I don't have the time to test it, especially given that it doesn't seem like it will be able to be used because modules can apparently be defined at runtime, but to test this hypothesis we could use a static array and then use as the key "$module_$hook" and see if the performance gain is lost.

m3avrck’s picture

Building upon this patch, we should repeat this logic in the theme layer, for example:

    if (function_exists($theme_engine .'_init')) {
      call_user_func($theme_engine .'_init', $themes[$theme]);
    }
function theme_get_function($function) {
  global $theme, $theme_engine;

  // Because theme() is called a lot, calling init_theme() only to have it
  // smartly return is a noticeable performance hit. Don't do it.
  if (!isset($theme)) {
    init_theme();
  }

  if (($theme != '') && function_exists($theme .'_'. $function)) {
    // call theme function
    return $theme .'_'. $function;
  }
  elseif (($theme != '') && isset($theme_engine) && function_exists($theme_engine .'_'. $function)) {
    // call engine function
    return $theme_engine .'_'. $function;
  }
  elseif (function_exists('theme_'. $function)){
    // call Drupal function
    return 'theme_'. $function;
  }
  return FALSE;
}

If we apply this same logic in the theme layer, we could *significantly* improve the performance of Drupal. Without a doubt, the theme area is the slowest area in Drupal. This trick that Danny points out, reused in the theme layer could show some significant performance boost.

m3avrck’s picture

Any updates? This patch seems pretty solid and worthwhile...

dannyp’s picture

I think it's near dead, because the functionality of defining a function in a node has to be maintained.

The alternative is to only cache the output if the function does exist (functions won't fall out of existance) but I think the slight performance gain we could have had here would be lost even more by doing so. If someone who has more time than me would like to play with that and see, go ahead.

owen barton’s picture

I can't reproduce any performance increase at all here:

ab -c1 -n500 on the homepage, default devel content generated and some blocks enabled.

First test:

Without patch 16.75 #/sec:
Mean 59, SD 3.4

With patch 16.63 #/sec:
Mean 59, SD 3.3

Second test:

Without patch 16.86 #/sec:
Mean 58, SD 3.4

With patch 16.64 #/sec:
Mean 59, SD 3.2
marcingy’s picture

Version: 5.x-dev » 8.x-dev

Bumping version

valthebald’s picture

Status: Needs work » Active
Issue tags: +Ancient
StatusFileSize
new657 bytes

For impatient: patch seems non-relevant for current states of PHP/Drupal
Detailed version:

I have rerolled suggested patch for D8 and tested if it still relevant.
Server environment:
php 5.3.8 with suhosin patch (Debian testing), Apache 2.2.21
Drupal 8: 8.x-dev snapshot d78f6a6 - Patch #61456 by jeffschuler, edmund.kwok, jdefay, David_Rothstein, csevb10, alex_b, xjm, Steve Dondley: Aggregator titles display quotes and other characters with HTML entity equivalents badly (write tests).

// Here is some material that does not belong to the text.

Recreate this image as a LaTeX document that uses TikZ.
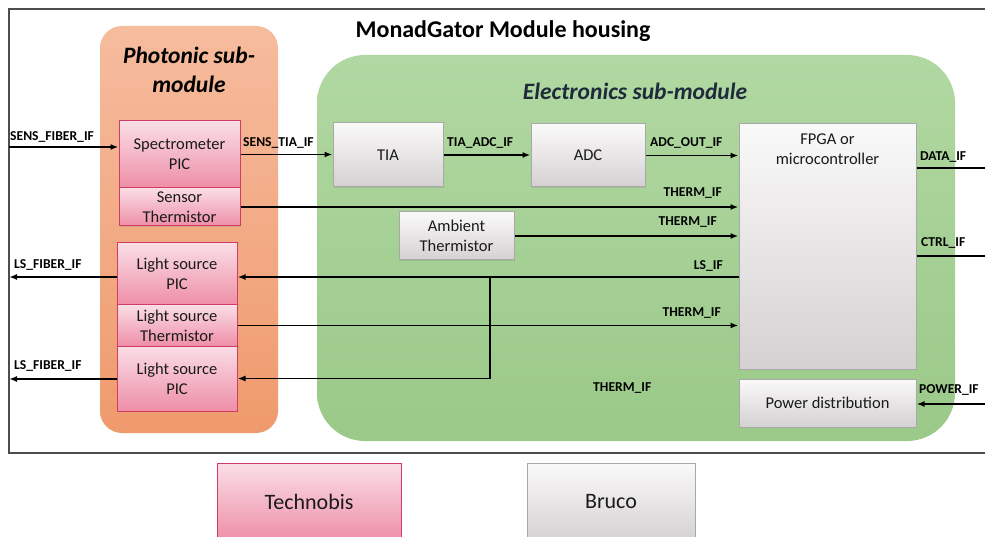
\documentclass[tikz,border=0pt]{standalone}
\usepackage{fontspec}
\setmainfont{Carlito}
\usetikzlibrary{arrows.meta,shadows}
\definecolor{framec}{HTML}{4D4D4D}
\definecolor{orTop}{HTML}{F6BC9E}
\definecolor{orBot}{HTML}{EF9A6C}
\definecolor{grTop}{HTML}{B1D8A2}
\definecolor{grBot}{HTML}{9AC988}
\definecolor{pkTop}{HTML}{FADEE6}
\definecolor{pkBot}{HTML}{EE8EA7}
\definecolor{pkLine}{HTML}{D13C66}
\definecolor{gyTop}{HTML}{FAF9F9}
\definecolor{gyBot}{HTML}{D5D1D2}
\definecolor{gyLine}{HTML}{A8A8A8}
\definecolor{txt}{HTML}{1A1A1A}
\definecolor{eltitle}{HTML}{1F2B3A}
\tikzset{
  pinkbox/.style={draw=pkLine, line width=1pt, top color=pkTop, bottom color=pkBot,
    inner sep=0pt, align=center, text=txt, font=\fontsize{16.5}{20}\selectfont,
    drop shadow={opacity=0.25, shadow xshift=1.2pt, shadow yshift=-1.2pt}},
  graybox/.style={draw=gyLine, line width=1pt, top color=gyTop, bottom color=gyBot,
    inner sep=0pt, align=center, text=txt, font=\fontsize{16.5}{20}\selectfont,
    drop shadow={opacity=0.25, shadow xshift=1.2pt, shadow yshift=-1.2pt}},
  iflabel/.style={font=\fontsize{13.6}{15}\selectfont\bfseries, text=black, inner sep=0pt},
  arr/.style={line width=1.8pt, -{Latex[length=8pt,width=6pt]}},
  wire/.style={line width=1.8pt},
}
\begin{document}
\begin{tikzpicture}[x=1pt,y=-1pt]
\useasboundingbox (0,0) rectangle (985,537);
\clip (0,0) rectangle (985,537);
\fill[white] (0,0) rectangle (985,537);
% housing frame
\draw[framec, line width=1.7pt] (990,9) -- (9,9) -- (9,453) -- (990,453);
\node[font=\fontsize{24}{28}\selectfont\bfseries, inner sep=0pt] (title) at (503,31) {MonadGator Module housing};

% sub-module panels
\node[draw=none, top color=orTop, bottom color=orBot, rounded corners=22pt,
      minimum width=178pt, minimum height=407pt, inner sep=0pt] (phot) at (189,229.5) {};
\node[draw=none, top color=grTop, bottom color=grBot, rounded corners=48pt,
      minimum width=638pt, minimum height=386pt, inner sep=0pt] (elec) at (636,248) {};
\node[font=\fontsize{23.5}{29}\selectfont\bfseries\itshape, align=center, inner sep=0pt] (phtitle) at (189,70) {Photonic sub-\\module};
\node[font=\fontsize{23.5}{27}\selectfont\bfseries\itshape, text=eltitle, inner sep=0pt] (eltitle) at (635,91) {Electronics sub-module};

% photonic blocks
\node[pinkbox, minimum width=121pt, minimum height=67pt] (spec) at (179.5,154.5) {Spectrometer\\PIC};
\node[pinkbox, minimum width=121pt, minimum height=38pt] (sensth) at (179.5,207) {Sensor\\Thermistor};
\node[pinkbox, minimum width=120pt, minimum height=62pt] (lspic1) at (177,274) {Light source\\PIC};
\node[pinkbox, minimum width=120pt, minimum height=41pt] (lsth) at (177,325.5) {Light source\\Thermistor};
\node[pinkbox, minimum width=120pt, minimum height=65pt] (lspic2) at (177,378.5) {Light source\\PIC};

% electronic blocks
\node[graybox, minimum width=110pt, minimum height=64pt] (tia) at (388,155) {TIA};
\node[graybox, minimum width=114pt, minimum height=63pt] (adc) at (588,155.5) {ADC};
\node[graybox, minimum width=177pt, minimum height=245pt] (fpga) at (827.5,246.5) {};
\node[align=center, text=txt, font=\fontsize{16.5}{20}\selectfont, inner sep=0pt] (fpgatxt) at (827.5,149) {FPGA or\\microcontroller};
\node[graybox, minimum width=177pt, minimum height=48pt] (pwr) at (827.5,403) {Power distribution};
\node[graybox, minimum width=115pt, minimum height=48pt] (amb) at (456.5,236) {Ambient\\Thermistor};

% legend
\node[pinkbox, font=\fontsize{22}{25}\selectfont, minimum width=184pt, minimum height=78pt] (techno) at (309,502) {Technobis};
\node[graybox, font=\fontsize{22}{25}\selectfont, minimum width=168pt, minimum height=78pt] (bruco) at (611,502) {Bruco};

% connectors
\coordinate (sfin) at (9,147);
\draw[arr] (sfin) -- (sfin -| spec.west);
\draw[arr] (spec.east) -- (spec.east -| tia.west);
\draw[arr] (tia.east) -- (tia.east -| adc.west);
\draw[arr] (adc.east) -- (adc.east -| fpga.west);
\draw[arr] (sensth.east) -- (sensth.east -| fpga.west);
\draw[arr] (amb.east) -- (amb.east -| fpga.west);
\coordinate (lsout) at (fpga.west |- 0,277);
\draw[arr] (lsout) -- (lsout -| lspic1.east);
\coordinate (br) at (490,277);
\draw[arr] (br) |- (lspic2.east);
\draw[arr] (lsth.east) -- (lsth.east -| fpga.west);
\coordinate (lfo1) at (9,277);
\draw[arr] (lspic1.west |- lfo1) -- (lfo1);
\coordinate (lfo2) at (9,379);
\draw[arr] (lspic2.west |- lfo2) -- (lfo2);
\coordinate (dout) at (985,168);
\draw[wire] (fpga.east |- dout) -- (dout);
\coordinate (cout) at (985,256);
\draw[wire] (fpga.east |- cout) -- (cout);
\coordinate (pin) at (985,404);
\draw[arr] (pin) -- (pin -| pwr.east);

% interface labels
\node[iflabel, anchor=west] (l1) at (10,137) {SENS\_FIBER\_IF};
\node[iflabel, anchor=west] (l2) at (243,142.5) {SENS\_TIA\_IF};
\node[iflabel, anchor=west] (l3) at (447,142.5) {TIA\_ADC\_IF};
\node[iflabel, anchor=west] (l4) at (650,142.5) {ADC\_OUT\_IF};
\node[iflabel, anchor=east] (l5) at (722,193.5) {THERM\_IF};
\node[iflabel, anchor=east] (l6) at (717,222.5) {THERM\_IF};
\node[iflabel, anchor=east] (l7) at (723,266) {LS\_IF};
\node[iflabel, anchor=east] (l8) at (721,313.5) {THERM\_IF};
\node[iflabel, anchor=west] (l9) at (593,388) {THERM\_IF};
\node[iflabel, anchor=west] (l10) at (919,389.5) {POWER\_IF};
\node[iflabel, anchor=west] (l11) at (920,157.5) {DATA\_IF};
\node[iflabel, anchor=west] (l12) at (921,242.5) {CTRL\_IF};
\node[iflabel, anchor=west] (l13) at (14,265) {LS\_FIBER\_IF};
\node[iflabel, anchor=west] (l14) at (14,366) {LS\_FIBER\_IF};
\end{tikzpicture}
\end{document}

Apache bench: ab 2.3 (bundled in Debian)

Tests were performed for the following configurations:
apc on, drupal cache off, CSS/JS aggregation off
apc on, drupal cache on, CSS/JS aggregation on
apc off, drupal cache off, CSS/JS aggregation off
apc off, drupal cache on, CSS/JS aggregation on

with drupal cache off, ab was run with -c1 -n500 parameters
with drupal cache on, ab was run with -c10 -n5000 parameters

after each configuration change, drupal cache was cleared (via admin/config/development/performance), and 5 identical runs of ab were performed.
First run was ignored to compensate cache filling effect, remaining 4 series combined to produce average result.

Finally, test results (less is better):

Config without patch with patch
APC on, cache off 26 +/- 1.5 26 +/- 1.6
APC on, cache on 11 +/- 4.8 10.5 +/- 4.8
APC off, cache off 124 +/- 4.2 124 +/- 3.7
APC off, cache on 39.8 +/- 14.5 40 +/- 14.4

As you see, results differ within standard deviance.
My guess is that later versions of PHP made internal symbol table more effective.
I suggest to mark this "won't fix", please advise

owen barton’s picture

Status: Active » Closed (won't fix)
damien tournoud’s picture

The real reason is that the implementation cache kicks in: only direct hook invocations go through module_hook() in Drupal 7+.